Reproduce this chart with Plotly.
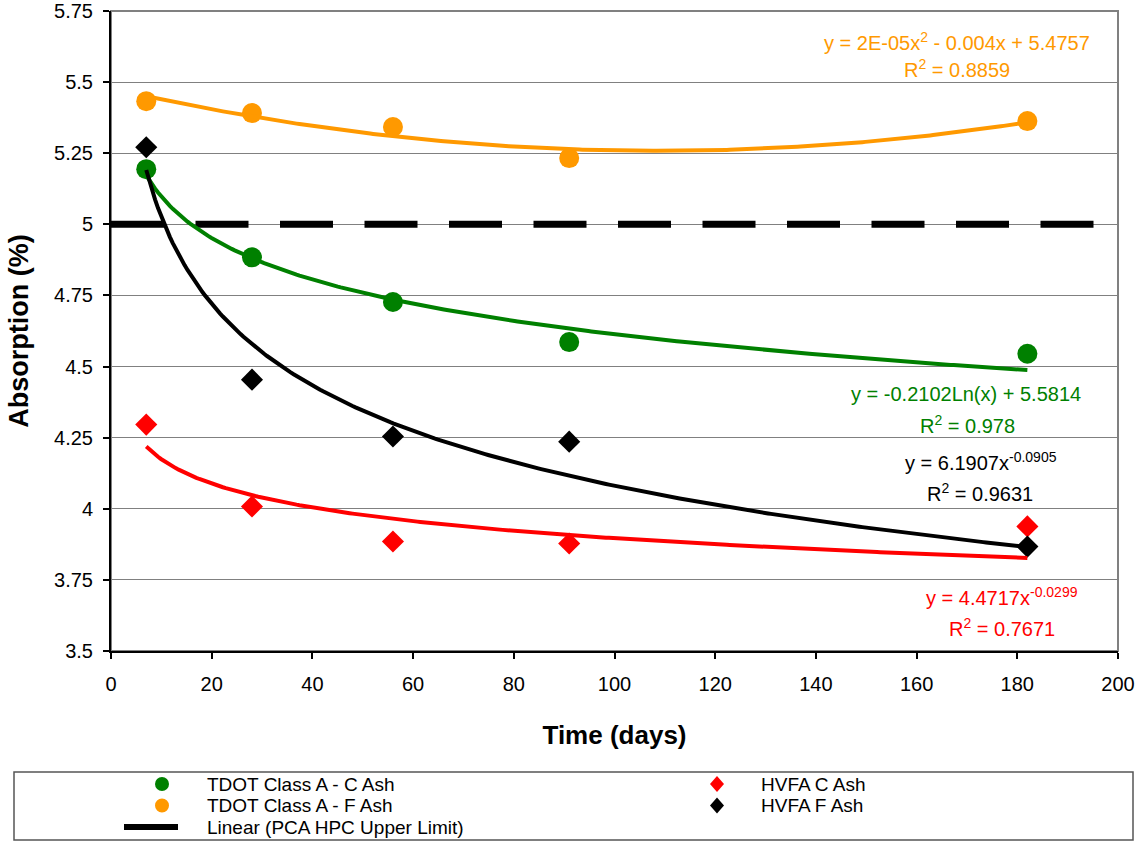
import numpy as np
import plotly.graph_objects as go

# ---------------- data ----------------
days = [7, 28, 56, 91, 182]
tdot_c_ash = [5.194, 4.884, 4.727, 4.586, 4.545]
tdot_f_ash = [5.433, 5.391, 5.342, 5.233, 5.363]
hvfa_c_ash = [4.296, 4.008, 3.885, 3.878, 3.938]
hvfa_f_ash = [5.271, 4.454, 4.254, 4.236, 3.867]

limit_x = [0, 200]
limit_value = 5.0

# trendline coefficients as printed on the chart
c_ash_log = (-0.2102, 5.5814)      # y = a ln(x) + b
hvfa_f_power = (6.1907, -0.0905)   # y = a x^b
hvfa_c_power = (4.4717, -0.0299)   # y = a x^b

y_tick_vals = [3.5, 3.75, 4.0, 4.25, 4.5, 4.75, 5.0, 5.25, 5.5, 5.75]
y_tick_text = ["3.5", "3.75", "4", "4.25", "4.5", "4.75", "5", "5.25", "5.5", "5.75"]
x_tick_vals = [0, 20, 40, 60, 80, 100, 120, 140, 160, 180, 200]

names = ["TDOT Class A - C Ash", "TDOT Class A - F Ash", "Linear (PCA HPC Upper Limit)",
         "HVFA C Ash", "HVFA F Ash"]

GREEN = "#008000"
ORANGE = "#FF9900"
RED = "#FF0000"
BLACK = "#000000"

# ---------------- trendlines ----------------
xt = np.linspace(min(days), max(days), 300)
quad = np.polyfit(days, tdot_f_ash, 2)
y_orange = np.polyval(quad, xt)
y_green = c_ash_log[0] * np.log(xt) + c_ash_log[1]
y_black = hvfa_f_power[0] * xt ** hvfa_f_power[1]
y_red = hvfa_c_power[0] * xt ** hvfa_c_power[1]

FONT = "Liberation Sans, Arial, sans-serif"

fig = go.Figure()

fig.add_trace(go.Scatter(x=limit_x, y=[limit_value] * len(limit_x), mode="lines",
                         line=dict(color=BLACK, width=7, dash="53px,31.5px"),
                         name=names[2], showlegend=False))

fig.add_trace(go.Scatter(x=days, y=tdot_c_ash, mode="markers", name=names[0],
                         marker=dict(symbol="circle", size=20, color=GREEN), showlegend=False))
fig.add_trace(go.Scatter(x=days, y=tdot_f_ash, mode="markers", name=names[1],
                         marker=dict(symbol="circle", size=20, color=ORANGE), showlegend=False))
fig.add_trace(go.Scatter(x=days, y=hvfa_c_ash, mode="markers", name=names[3],
                         marker=dict(symbol="diamond", size=17, color=RED), showlegend=False))
fig.add_trace(go.Scatter(x=days, y=hvfa_f_ash, mode="markers", name=names[4],
                         marker=dict(symbol="diamond", size=17, color=BLACK), showlegend=False))

for yy, col in [(y_green, GREEN), (y_orange, ORANGE), (y_red, RED), (y_black, BLACK)]:
    fig.add_trace(go.Scatter(x=xt, y=yy, mode="lines", line=dict(color=col, width=4),
                             showlegend=False, hoverinfo="skip"))

# ---------------- pixel helpers ----------------
W, H = 1138, 842
L, R, T, B = 111, 1118, 11, 651


def px(x):
    return (x - L) / (R - L)


def py(y):
    return (B - y) / (B - T)


annotations = []


def text(x, y, s, color, size=20, anchor="center"):
    annotations.append(dict(x=px(x), y=py(y), xref="paper", yref="paper", text=s,
                            showarrow=False, xanchor=anchor, yanchor="middle",
                            font=dict(family=FONT, size=size, color=color)))


# equations
text(957, 41, "y = 2E-05x<sup>2</sup> - 0.004x + 5.4757", ORANGE)
text(957, 68, "R<sup>2</sup> = 0.8859", ORANGE)
text(966, 394, "y = -0.2102Ln(x) + 5.5814", GREEN)
text(967, 424, "R<sup>2</sup> = 0.978", GREEN)
text(981, 461, "y = 6.1907x<sup>-0.0905</sup>", BLACK)
text(980, 492, "R<sup>2</sup> = 0.9631", BLACK)
text(1002, 596, "y = 4.4717x<sup>-0.0299</sup>", RED)
text(1002, 627, "R<sup>2</sup> = 0.7671", RED)

shapes = []
# plot frame (gray top/right)
shapes.append(dict(type="rect", xref="paper", yref="paper", x0=0, x1=1, y0=0, y1=1,
                   line=dict(color="#808080", width=2), layer="below"))

# manual legend box
shapes.append(dict(type="rect", xref="paper", yref="paper", x0=px(14), x1=px(1133),
                   y0=py(772), y1=py(840), line=dict(color="#555555", width=1.5),
                   fillcolor="rgba(0,0,0,0)"))


def circle(x, y, col, r=7):
    shapes.append(dict(type="circle", xref="paper", yref="paper", xsizemode="pixel",
                       ysizemode="pixel", xanchor=px(x), yanchor=py(y),
                       x0=-r, x1=r, y0=-r, y1=r, fillcolor=col, line=dict(width=0)))


def diamond(x, y, col, w=7, h=8):
    shapes.append(dict(type="path", xref="paper", yref="paper", xsizemode="pixel",
                       ysizemode="pixel", xanchor=px(x), yanchor=py(y),
                       path=f"M 0 {h} L {w} 0 L 0 {-h} L {-w} 0 Z",
                       fillcolor=col, line=dict(width=0)))


rows = [784, 805.5, 827]
circle(162, rows[0], GREEN)
circle(162, rows[1], ORANGE)
shapes.append(dict(type="line", xref="paper", yref="paper", x0=px(124), x1=px(178),
                   y0=py(rows[2]), y1=py(rows[2]), line=dict(color=BLACK, width=6)))
diamond(717, rows[0], RED)
diamond(717, rows[1], BLACK)

text(205, rows[0], names[0], BLACK, 19, "left")
text(205, rows[1], names[1], BLACK, 19, "left")
text(205, rows[2], names[2], BLACK, 19, "left")
text(759, rows[0], names[3], BLACK, 19, "left")
text(759, rows[1], names[4], BLACK, 19, "left")

fig.update_layout(
    width=W, height=H,
    margin=dict(l=L, r=W - R, t=T, b=H - B),
    paper_bgcolor="white", plot_bgcolor="white",
    font=dict(family=FONT, color=BLACK, size=19),
    showlegend=False,
    annotations=annotations,
    shapes=shapes,
    xaxis=dict(range=[0, 200], tickvals=x_tick_vals, ticks="outside", ticklen=6,
               tickcolor=BLACK, tickwidth=1.5, showline=True, linecolor=BLACK, linewidth=2,
               showgrid=False, zeroline=False, tickfont=dict(size=20), ticklabelstandoff=8,
               title=dict(text="<b>Time (days)</b>", font=dict(size=26), standoff=32),
               automargin=False),
    yaxis=dict(range=[3.5, 5.75], tickvals=y_tick_vals, ticktext=y_tick_text,
               ticks="outside", ticklen=6, tickcolor=BLACK, tickwidth=1.5, showline=True,
               linecolor=BLACK, linewidth=2, showgrid=True, gridcolor="#808080", gridwidth=1,
               zeroline=False, tickfont=dict(size=20), ticklabelstandoff=6,
               title=dict(text="<b>Absorption (%)</b>", font=dict(size=27), standoff=18),
               automargin=False),
)

fig.write_html("out.html")
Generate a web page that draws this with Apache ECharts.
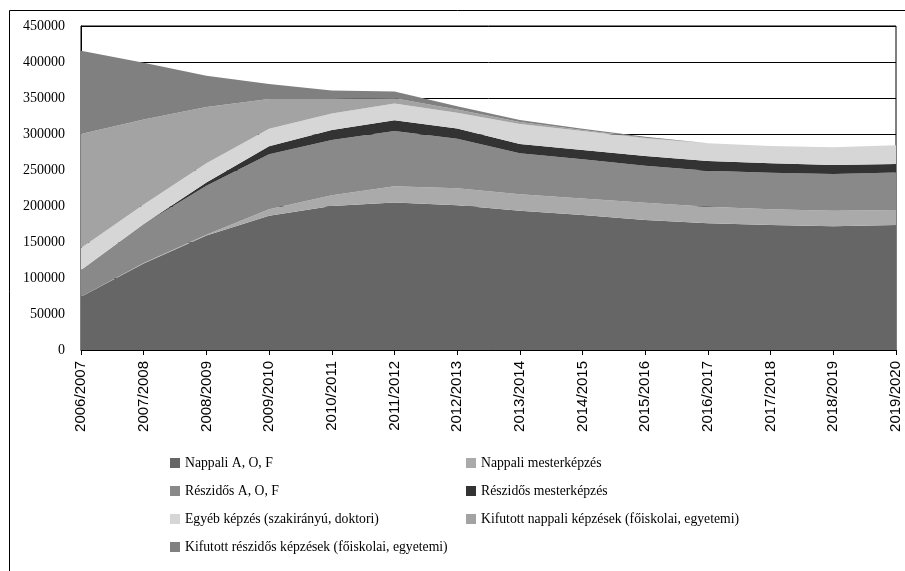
<!DOCTYPE html>
<html>
<head>
<meta charset="utf-8">
<script src="https://cdn.jsdelivr.net/npm/echarts@6/dist/echarts.min.js"></script>
<style>
html,body{margin:0;padding:0;background:#fff;}
#chart{width:905px;height:571px;}
</style>
</head>
<body>
<div id="chart"></div>
<script>
const categories = ['2006/2007','2007/2008','2008/2009','2009/2010','2010/2011','2011/2012','2012/2013','2013/2014','2014/2015','2015/2016','2016/2017','2017/2018','2018/2019','2019/2020'];
const seriesNames = ['Nappali A, O, F','Nappali mesterképzés','Részidős A, O, F','Részidős mesterképzés','Egyéb képzés (szakirányú, doktori)','Kifutott nappali képzések (főiskolai, egyetemi)','Kifutott részidős képzések (főiskolai, egyetemi)'];
const nappaliAOF = [74000,120000,159000,186500,200000,205000,201000,193500,187500,180500,176000,173500,172000,173500];
const nappaliMester = [0,1000,1000,9000,15000,22500,23500,22700,23000,24000,23000,22000,21500,21000];
const reszidosAOF = [37000,54000,68000,76500,76500,76500,69000,57000,54300,51500,50000,50800,51000,52000];
const reszidosMester = [0,0,4500,11000,14000,15200,14000,13000,13000,13400,13500,13000,12500,12000];
const egyeb = [30500,27000,27000,24200,23000,23000,22000,27800,26400,24600,24500,24000,24500,26000];
const kifutottNappali = [158500,118000,78000,41300,20000,7300,4500,2800,1400,800,0,0,0,0];
const kifutottReszidos = [115500,79000,43500,20800,12000,9500,4500,2700,1800,1500,0,0,0,0];
const yTicks = [0,50000,100000,150000,200000,250000,300000,350000,400000,450000];

const colors = ['#666666','#aaaaaa','#898989','#333333','#d6d6d6','#a3a3a3','#808080'];
const dataArr = [nappaliAOF,nappaliMester,reszidosAOF,reszidosMester,egyeb,kifutottNappali,kifutottReszidos];

const chart = echarts.init(document.getElementById('chart'));
const series = seriesNames.map((n,i)=>({
  name:n, type:'line', stack:'total', data:dataArr[i],
  symbol:'none', showSymbol:false,
  lineStyle:{width:0}, itemStyle:{color:colors[i]},
  areaStyle:{color:colors[i], opacity:1},
  emphasis:{disabled:true}, animation:false
}));
const legendText = {fontFamily:'Liberation Serif', fontSize:13.7, color:'#000', lineHeight:14};
chart.setOption({
  animation:false,
  grid:{left:81, right:9, top:26, bottom:221, show:true, borderColor:'#000', borderWidth:1, containLabel:false},
  xAxis:{type:'category', data:categories, boundaryGap:false,
    axisLine:{lineStyle:{color:'#000', width:1}},
    axisTick:{show:true, length:5, alignWithLabel:true, lineStyle:{color:'#000'}},
    axisLabel:{rotate:90, interval:0, margin:11, fontFamily:'Liberation Sans', fontSize:15, color:'#000'},
    splitLine:{show:false}},
  yAxis:{type:'value', min:yTicks[0], max:yTicks[yTicks.length-1], interval:yTicks[1]-yTicks[0],
    axisLine:{show:true, lineStyle:{color:'#000', width:1}},
    axisTick:{show:false},
    axisLabel:{margin:16, fontFamily:'Liberation Serif', fontSize:14, color:'#000', formatter:v=>String(v)},
    splitLine:{show:true, lineStyle:{color:'#000', width:1}}},
  legend:[
    {orient:'vertical', left:170, top:456, padding:0, itemWidth:10, itemHeight:10, itemGap:14, icon:'rect',
     data:[seriesNames[0],seriesNames[2],seriesNames[4],seriesNames[6]], textStyle:legendText, selectedMode:false},
    {orient:'vertical', left:466, top:456, padding:0, itemWidth:10, itemHeight:10, itemGap:14, icon:'rect',
     data:[seriesNames[1],seriesNames[3],seriesNames[5]], textStyle:legendText, selectedMode:false}
  ],
  graphic:[{type:'rect', shape:{x:9.5, y:10.5, width:1000, height:1000}, style:{fill:'none', stroke:'#000', lineWidth:1}, silent:true}],
  series:series
});
</script>
</body>
</html>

- **What is needed**: Write out each line of the data that holds the string "this".

- **Output below**:
Reproduce this chart with Plotly.
Generate a web page that draws this with Apache ECharts.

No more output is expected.